Monday, March 21, 2011

"In the end the love you take is equal to the love you make."

Love is a feeling. A more specific delineation of that feeling cannot be given so simply & easily.
People may say that they love food, love traveling, love toys or love dancing. I do believe that our strongest positive feelings about objects & activities contain many of the same elements found in all forms of love. Love of country or community adds elements of loyalty, pride of membership or common cause. Love for animals, co-workers, children, friends and non-spousal family members add elements of personal relationship and reciprocity of feeling. I am choosing to focus my attention on what is usually called romantic love — the main subject of a significant portion of popular music.
Romantic love (which I will usually abbreviate to "love") drives exclusive relationships. Because love is a feeling there is no guarantee of reciprocity. Unrequited love is commonplace. Moreover, simply because love drives and is most frequently expressed in exclusive relationships does not necessarily mean that it is always expressed in exclusive relationships. One can be in the formative and/or terminal stages of romantic love with more than one person. And some people seem to be able to have more than one "significant other", although qualitative & quantitative equality of feeling is not possible. I believe that with social & economic progress such manifestations of romantic love will increase.

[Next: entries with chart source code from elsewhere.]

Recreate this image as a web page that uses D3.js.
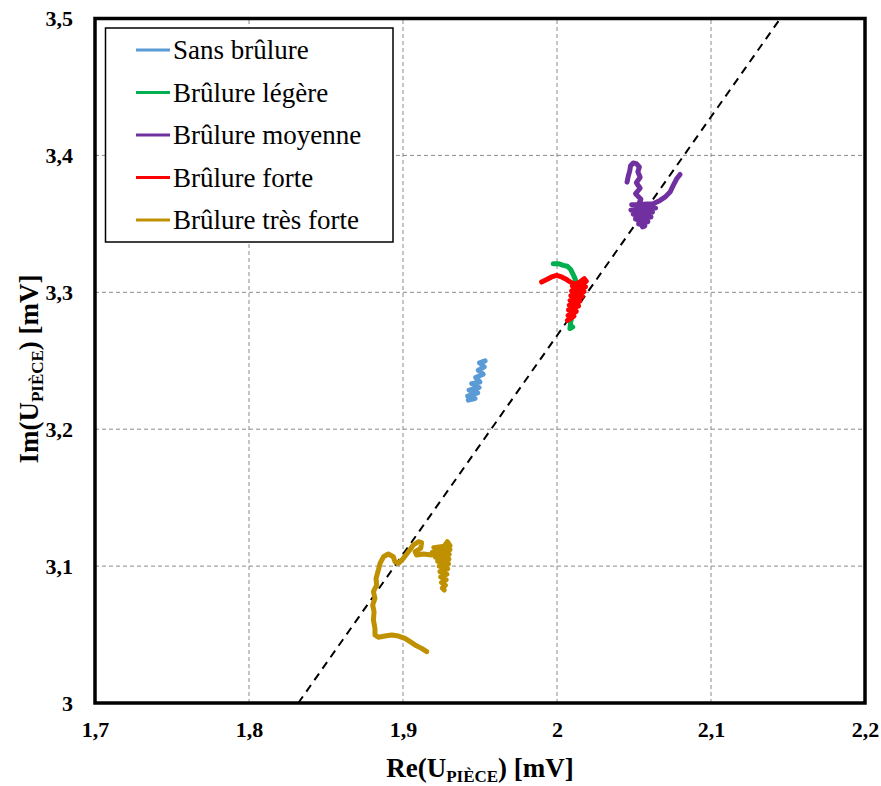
<!DOCTYPE html>
<html><head><meta charset="utf-8">
<script src="https://cdn.jsdelivr.net/npm/d3@7/dist/d3.min.js"></script>
<style>body{margin:0;background:#fff}svg{display:block}</style>
</head><body>
<script>
// ---- data ----
const xTicks = [1.7, 1.8, 1.9, 2.0, 2.1, 2.2];
const yTicks = [3.0, 3.1, 3.2, 3.3, 3.4, 3.5];
const xTickLabels = ["1,7", "1,8", "1,9", "2", "2,1", "2,2"];
const yTickLabels = ["3", "3,1", "3,2", "3,3", "3,4", "3,5"];
const seriesNames = ["Sans brûlure", "Brûlure légère", "Brûlure moyenne", "Brûlure forte", "Brûlure très forte"];
const seriesColors = ["#5B9BD5", "#00B050", "#7030A0", "#FF0000", "#BF9000"];

const sansX = [1.9533,1.9497,1.9528,1.9489,1.9521,1.9472,1.9500,1.9446,1.9494,1.9429,1.9485,1.9420,1.9468,1.9424];
const sansY = [3.2499,3.2484,3.2455,3.2431,3.2402,3.2377,3.2345,3.2333,3.2304,3.2285,3.2265,3.2241,3.2224,3.2212];

const legereX = [1.9976,2.0009,2.0041,2.0067,2.0089,2.0102,2.0117,2.0128,2.0124,2.0110,2.0102,2.0089,2.0084,2.0102];
const legereY = [3.3209,3.3209,3.3197,3.3190,3.3166,3.3136,3.3100,3.3063,3.2990,3.2917,3.2844,3.2784,3.2735,3.2747];

const moyenneX = [2.0799,2.0777,2.0755,2.0734,2.0701,2.0669,2.0625,2.0485,2.0640,2.0480,2.0620,2.0495,2.0610,2.0510,2.0590,2.0530,2.0570,2.0555,2.0540,2.0520,2.0545,2.0510,2.0540,2.0515,2.0540,2.0525,2.0535,2.0515,2.0495,2.0478,2.0472,2.0462,2.0455];
const moyenneY = [3.3861,3.3829,3.3781,3.3732,3.3695,3.3671,3.3647,3.3640,3.3615,3.3600,3.3585,3.3570,3.3550,3.3535,3.3515,3.3500,3.3485,3.3478,3.3560,3.3620,3.3680,3.3720,3.3760,3.3800,3.3840,3.3880,3.3915,3.3940,3.3945,3.3925,3.3885,3.3845,3.3805];

const forteX = [1.9900,1.9933,1.9965,1.9998,2.0030,2.0063,2.0089,2.0117,2.0149,2.0177,2.0190,2.0100,2.0185,2.0095,2.0175,2.0090,2.0165,2.0085,2.0150,2.0080,2.0140,2.0075,2.0125,2.0072,2.0110,2.0068];
const forteY = [3.3075,3.3093,3.3112,3.3124,3.3112,3.3093,3.3073,3.3058,3.3075,3.3100,3.3080,3.3045,3.3040,3.3010,3.3005,3.2975,3.2970,3.2940,3.2935,3.2905,3.2900,3.2870,3.2860,3.2830,3.2825,3.2795];

const tresForteX = [1.9154,1.9121,1.9078,1.9046,1.9013,1.8970,1.8927,1.8883,1.8840,1.8818,1.8818,1.8808,1.8812,1.8803,1.8818,1.8808,1.8829,1.8825,1.8840,1.8851,1.8873,1.8905,1.8937,1.8948,1.8970,1.9002,1.9035,1.9067,1.9100,1.9121,1.9115,1.9078,1.9089,1.9132,1.9186,1.9240,1.9273,1.9288,1.9305,1.9200,1.9305,1.9190,1.9300,1.9210,1.9298,1.9225,1.9295,1.9235,1.9290,1.9240,1.9285,1.9245,1.9280,1.9250,1.9275,1.9255,1.9268];
const tresForteY = [3.0375,3.0399,3.0424,3.0448,3.0472,3.0489,3.0497,3.0489,3.0480,3.0497,3.0545,3.0606,3.0667,3.0716,3.0764,3.0813,3.0862,3.0910,3.0971,3.1020,3.1068,3.1088,3.1068,3.1032,3.1020,3.1056,3.1105,3.1154,3.1178,3.1171,3.1129,3.1105,3.1081,3.1088,3.1081,3.1105,3.1154,3.1178,3.1150,3.1135,3.1120,3.1100,3.1085,3.1065,3.1050,3.1035,3.1015,3.1000,3.0980,3.0960,3.0940,3.0920,3.0900,3.0880,3.0860,3.0840,3.0825];

const refLineX = [1.832, 2.145];
const refLineY = [3.0, 3.5];

// ---- chart ----
const W = 881, H = 786;
const svg = d3.select("body").append("svg").attr("width", W).attr("height", H);
const x = d3.scaleLinear().domain([1.7, 2.2]).range([95, 865]);
const y = d3.scaleLinear().domain([3.0, 3.5]).range([703, 18.5]);

const serif = "Liberation Serif, Times New Roman, serif";

// grid
const grid = svg.append("g");
grid.selectAll("line.gx").data(xTicks.slice(1, -1)).join("line")
  .attr("x1", d => x(d)).attr("x2", d => x(d)).attr("y1", y(3.0)).attr("y2", y(3.5))
  .attr("stroke", "#8a8a8a").attr("stroke-width", 1).attr("stroke-dasharray", "4,3");
grid.selectAll("line.gy").data(yTicks.slice(1, -1)).join("line")
  .attr("y1", d => y(d)).attr("y2", d => y(d)).attr("x1", x(1.7)).attr("x2", x(2.2))
  .attr("stroke", "#8a8a8a").attr("stroke-width", 1).attr("stroke-dasharray", "4,3");

// reference dashed line
svg.append("line")
  .attr("x1", x(refLineX[0])).attr("y1", y(refLineY[0]))
  .attr("x2", x(refLineX[1])).attr("y2", y(refLineY[1]))
  .attr("stroke", "#000").attr("stroke-width", 2).attr("stroke-dasharray", "8,6");

// series
const series = [
  [sansX, sansY], [legereX, legereY], [moyenneX, moyenneY], [forteX, forteY], [tresForteX, tresForteY]
];
const line = d3.line().x(d => x(d[0])).y(d => y(d[1]));
series.forEach((s, i) => {
  const pts = s[0].map((v, k) => [v, s[1][k]]);
  svg.append("path").datum(pts).attr("d", line)
    .attr("fill", "none").attr("stroke", seriesColors[i])
    .attr("stroke-width", 5).attr("stroke-linejoin", "round").attr("stroke-linecap", "round");
});

// frame
svg.append("rect").attr("x", x(1.7)).attr("y", y(3.5))
  .attr("width", x(2.2) - x(1.7)).attr("height", y(3.0) - y(3.5))
  .attr("fill", "none").attr("stroke", "#000").attr("stroke-width", 3.5);

// axes
const xAxis = d3.axisBottom(x).tickValues(xTicks).tickFormat((d, i) => xTickLabels[i]).tickSize(0).tickPadding(18);
const gx = svg.append("g").attr("transform", `translate(0,${y(3.0)})`).call(xAxis);
gx.select(".domain").remove();
gx.selectAll("text").style("font-family", serif).style("font-size", "22px").style("font-weight", "bold").attr("fill", "#000");

const yAxis = d3.axisLeft(y).tickValues(yTicks).tickFormat((d, i) => yTickLabels[i]).tickSize(0).tickPadding(22);
const gy = svg.append("g").attr("transform", `translate(${x(1.7)},0)`).call(yAxis);
gy.select(".domain").remove();
gy.selectAll("text").style("font-family", serif).style("font-size", "22px").style("font-weight", "bold").attr("fill", "#000");

// axis titles
const xt = svg.append("text").attr("x", 480).attr("y", 777).attr("text-anchor", "middle")
  .style("font-family", serif).style("font-size", "27px").style("font-weight", "bold");
xt.append("tspan").text("Re(U");
xt.append("tspan").text("PIÈCE").style("font-size", "17px").attr("dy", 5);
xt.append("tspan").text(") [mV]").attr("dy", -5);

const yt = svg.append("text").attr("transform", "translate(38,369) rotate(-90)").attr("text-anchor", "middle")
  .style("font-family", serif).style("font-size", "27px").style("font-weight", "bold");
yt.append("tspan").text("Im(U");
yt.append("tspan").text("PIÈCE").style("font-size", "17px").attr("dy", 5);
yt.append("tspan").text(") [mV]").attr("dy", -5);

// legend
const lg = svg.append("g");
lg.append("rect").attr("x", 105.5).attr("y", 28).attr("width", 287.5).attr("height", 214)
  .attr("fill", "#fff").attr("stroke", "#000").attr("stroke-width", 1.5);
seriesNames.forEach((n, i) => {
  const cy = 50 + i * 42.5;
  lg.append("line").attr("x1", 136).attr("x2", 170).attr("y1", cy).attr("y2", cy)
    .attr("stroke", seriesColors[i]).attr("stroke-width", 3);
  lg.append("text").attr("x", 173).attr("y", cy + 9).text(n)
    .style("font-family", serif).style("font-size", "27px").attr("fill", "#000");
});
</script>
</body></html>
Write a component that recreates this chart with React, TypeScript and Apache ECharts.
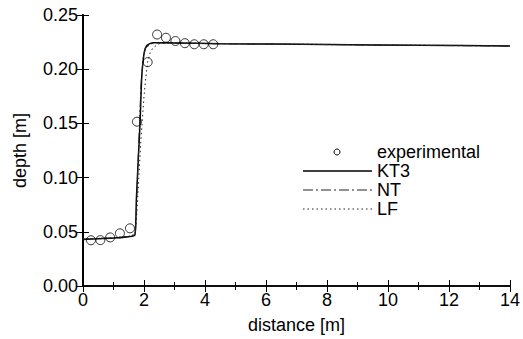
import React, { useEffect, useRef } from "react";
import * as echarts from "echarts";

const expX = [0.26, 0.57, 0.89, 1.21, 1.54, 1.77, 2.12, 2.43, 2.72, 3.03, 3.34, 3.65, 3.96, 4.27];
const expY = [0.0422, 0.0423, 0.0448, 0.0486, 0.0532, 0.1516, 0.2065, 0.232, 0.229, 0.226, 0.224, 0.223, 0.223, 0.223];

const kt3X = [0, 0.5, 1.0, 1.5, 1.7, 1.75, 1.8, 1.87, 1.92, 1.96, 2.02, 2.1, 2.3, 3, 4.5, 8, 11, 14];
const kt3Y = [0.043, 0.0435, 0.0442, 0.0455, 0.047, 0.08, 0.11, 0.15, 0.19, 0.205, 0.217, 0.222, 0.2245, 0.2242, 0.2235, 0.2228, 0.222, 0.2215];

const ntX = [0, 0.5, 1.0, 1.5, 1.72, 1.8, 1.9, 1.97, 2.05, 2.3, 3, 4.5, 8, 11, 14];
const ntY = [0.0432, 0.0437, 0.0444, 0.0457, 0.048, 0.11, 0.185, 0.21, 0.22, 0.2243, 0.2241, 0.2234, 0.2227, 0.2219, 0.2214];

const lfX = [0, 0.5, 1.0, 1.5, 1.7, 1.75, 1.8, 1.85, 1.9, 1.95, 2.0, 2.05, 2.12, 2.2, 2.3, 2.5, 3, 4.5, 8, 11, 14];
const lfY = [0.0434, 0.0439, 0.0446, 0.0459, 0.047, 0.06, 0.085, 0.11, 0.135, 0.155, 0.175, 0.19, 0.207, 0.215, 0.22, 0.2235, 0.2242, 0.2236, 0.2229, 0.2221, 0.2216];

const legendNames = ["experimental", "KT3", "NT", "LF"];

const zip = (xs: number[], ys: number[]) => xs.map((x, i) => [x, ys[i]]);

const FONT = "Liberation Sans";

export default function App() {
  const ref = useRef<HTMLDivElement>(null);
  useEffect(() => {
    if (!ref.current) return;
    const chart = echarts.init(ref.current, undefined, { renderer: "svg" });
    const axisLine = { show: true, lineStyle: { color: "#000", width: 1.5 } };
    const legX0 = 303;
    const legX1 = 372;
    const legTextX = 377;
    const legYs = [152, 171, 190, 209];
    chart.setOption({
      animation: false,
      backgroundColor: "#fff",
      grid: { left: 83, right: 11, top: 15, bottom: 53, containLabel: false },
      xAxis: [
        {
          type: "value",
          min: 0,
          max: 14,
          interval: 2,
          position: "bottom",
          name: "distance [m]",
          nameLocation: "middle",
          nameGap: 30,
          nameTextStyle: { fontFamily: FONT, fontSize: 18, color: "#000" },
          axisLine,
          axisTick: { show: true, inside: true, length: 6, lineStyle: { color: "#000", width: 1 } },
          minorTick: { show: true, splitNumber: 2, length: 4, lineStyle: { color: "#000", width: 1 } },
          axisLabel: { fontFamily: FONT, fontSize: 18, color: "#000", margin: 5 },
          splitLine: { show: false },
        },
        {
          type: "value",
          min: 0,
          max: 14,
          interval: 2,
          position: "top",
          axisLine,
          axisTick: { show: true, inside: true, length: 6, lineStyle: { color: "#000", width: 1 } },
          minorTick: { show: true, splitNumber: 2, length: 4, lineStyle: { color: "#000", width: 1 } },
          axisLabel: { show: false },
          splitLine: { show: false },
        },
      ],
      yAxis: [
        {
          type: "value",
          min: 0,
          max: 0.25,
          interval: 0.05,
          position: "left",
          name: "depth [m]",
          nameLocation: "middle",
          nameGap: 54,
          nameTextStyle: { fontFamily: FONT, fontSize: 18, color: "#000" },
          axisLine,
          axisTick: { show: true, inside: true, length: 6, lineStyle: { color: "#000", width: 1 } },
          axisLabel: {
            fontFamily: FONT,
            fontSize: 18,
            color: "#000",
            margin: 5,
            formatter: (v: number) => v.toFixed(2),
          },
          splitLine: { show: false },
        },
        {
          type: "value",
          min: 0,
          max: 0.25,
          interval: 0.05,
          position: "right",
          axisLine: { show: true, lineStyle: { color: "#000", width: 2 } },
          axisTick: { show: true, inside: true, length: 6, lineStyle: { color: "#000", width: 1 } },
          axisLabel: { show: false },
          splitLine: { show: false },
        },
      ],
      series: [
        {
          name: legendNames[0],
          type: "scatter",
          data: zip(expX, expY),
          symbol: "circle",
          symbolSize: 9,
          itemStyle: { color: "rgba(255,255,255,0)", borderColor: "#000", borderWidth: 1 },
          z: 5,
        },
        {
          name: legendNames[1],
          type: "line",
          data: zip(kt3X, kt3Y),
          showSymbol: false,
          symbol: "none",
          smooth: 0.2,
          lineStyle: { color: "#000", width: 1.5, type: "solid" },
        },
        {
          name: legendNames[2],
          type: "line",
          data: zip(ntX, ntY),
          showSymbol: false,
          symbol: "none",
          lineStyle: { color: "#222", width: 1, type: [10, 3, 2, 3] },
        },
        {
          name: legendNames[3],
          type: "line",
          data: zip(lfX, lfY),
          showSymbol: false,
          symbol: "none",
          lineStyle: { color: "#222", width: 1, type: [1.5, 3] },
        },
      ],
      graphic: [
        {
          type: "circle",
          shape: { cx: 337, cy: legYs[0], r: 3 },
          style: { fill: "none", stroke: "#000", lineWidth: 1 },
        },
        {
          type: "line",
          shape: { x1: legX0, y1: legYs[1], x2: legX1, y2: legYs[1] },
          style: { stroke: "#000", lineWidth: 1.5 },
        },
        {
          type: "line",
          shape: { x1: legX0, y1: legYs[2], x2: legX1, y2: legYs[2] },
          style: { stroke: "#222", lineWidth: 1, lineDash: [10, 3, 2, 3] },
        },
        {
          type: "line",
          shape: { x1: legX0, y1: legYs[3], x2: legX1, y2: legYs[3] },
          style: { stroke: "#222", lineWidth: 1, lineDash: [1.5, 3] },
        },
        ...legendNames.map((n, i) => ({
          type: "text",
          x: legTextX,
          y: legYs[i],
          style: {
            text: n,
            fontFamily: FONT,
            fontSize: 18,
            lineHeight: 16,
            fill: "#000",
            verticalAlign: "middle",
          },
        })),
      ],
    });
    return () => chart.dispose();
  }, []);
  return <div ref={ref} style={{ width: 523, height: 339, position: "absolute", left: 0, top: 0 }} />;
}
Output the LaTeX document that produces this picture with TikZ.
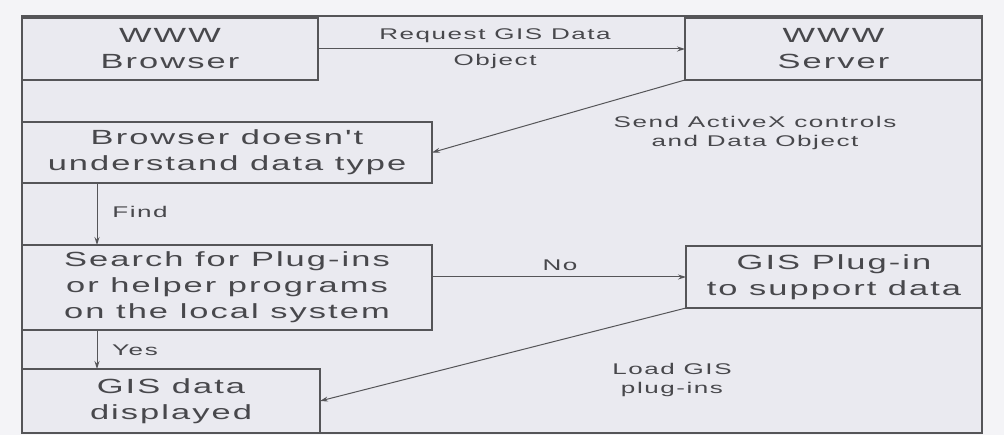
\documentclass[tikz,border=0pt]{standalone}
\usepackage{fontspec}
\setmainfont{Liberation Sans}
\newfontfamily\wfont[FakeStretch=1.68,LetterSpace=10]{Liberation Sans}
\usetikzlibrary{arrows.meta}
\definecolor{bgout}{HTML}{F4F4F7}
\definecolor{bgin}{HTML}{EAEAF0}
\definecolor{ln}{HTML}{555558}
\definecolor{txt}{HTML}{48484C}
\tikzset{
  box/.style={draw=ln, line width=1.4pt, fill=bgin, inner sep=0pt, outer sep=0pt,
    anchor=north west, align=center, text=txt,
    font=\wfont\fontsize{20.5}{26}\selectfont},
  arr/.style={draw=ln, line width=1pt, -{Stealth[length=8pt,width=5pt]}},
  lbl/.style={inner sep=0pt, align=center, text=txt,
    font=\wfont\fontsize{15.5}{19}\selectfont}
}
\begin{document}
\begin{tikzpicture}[x=1pt,y=-1pt]
\useasboundingbox (0,0) rectangle (1004,435);
\fill[bgout] (0,0) rectangle (1004,435);
\draw[ln, line width=1.2pt, fill=bgin] (22,16) rectangle (982,433);
\node[box, minimum width=296pt, minimum height=62pt] (browser) at (22,18) {WWW\\Browser};
\node[box, minimum width=297pt, minimum height=62pt] (server) at (685,18) {WWW\\Server};
\node[box, minimum width=410pt, minimum height=61pt] (dunno) at (22,122) {Browser doesn't\\understand data type};
\node[box, minimum width=410pt, minimum height=85pt] (search) at (22,245) {Search for Plug-ins\\or helper programs\\on the local system};
\node[box, minimum width=296pt, minimum height=62pt] (plugin) at (686,246) {GIS Plug-in\\to support data};
\node[box, minimum width=298pt, minimum height=64pt] (disp) at (22,369) {GIS data\\displayed};
\coordinate (fx) at (97,0);
\draw[arr] (browser.east) -- (server.west);
\draw[arr] (server.south west) -- (dunno.east);
\draw[arr] (dunno.south -| fx) -- (search.north -| fx);
\draw[arr] (search.east |- plugin.west) -- (plugin.west);
\draw[arr] (search.south -| fx) -- (disp.north -| fx);
\draw[arr] (plugin.south west) -- (disp.east);
\node[lbl] (lreq) at (495,36) {Request GIS Data};
\node[lbl] (lobj) at (495,61) {Object};
\node[lbl] (lsend) at (755,133) {Send ActiveX controls\\and Data Object};
\node[lbl] (lfind) at (140,212) {Find};
\node[lbl] (lno) at (560,265) {No};
\node[lbl] (lyes) at (135,350) {Yes};
\node[lbl] (lload) at (672,380) {Load GIS\\plug-ins};
\end{tikzpicture}
\end{document}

Love is not desire — love is a feeling that can be expressed and can include the experience of fulfillment. (Desire is lack of fulfillment.) In love, the thoughts, feelings, actions and opinions of the beloved matter. There is a focus of interest, attention & caring on another person and their words & actions impact our emotions. Loving is a deeply involving process which can entail profound emotional interactions with the beloved.

Love is not necessarily closeness in the sense of familiarity because it is possible to love a total stranger — "love at first sight". Love can cause desire for the greatest possible closeness — or it can stir such anxiety as to make someone fear closeness and run away. Love can be a barrier to closeness when being honest with the beloved entails too much danger of revealing faults, inadequacies or shameful deeds.
Love is a feeling, not a command. Love cannot be willed into existence. One cannot sincerely make a vow to love. One can, however, commit oneself to be loyal to another person despite momentary feelings. When one feels love for another person repeatedly & strongly over a long period of time there is good reason to believe that those feelings will continue. Vowing to love under such circumstances is not misleading in the sense that the person who vows believes that love has a high probability of continuing. Lovers have a desire to reassure each other and to be reassured. Few people would agree to buy a house or have children with a beloved without a strong expectation that the love is an enduring one.
 Love is not a habit or a duty. But when commitments have been made and/or expectations are high, the consequences of not expressing love, whether heartfelt or not, can be fearsome. When one is aware that it would be painful for the beloved to not hear words of love, habits seem a safe recourse.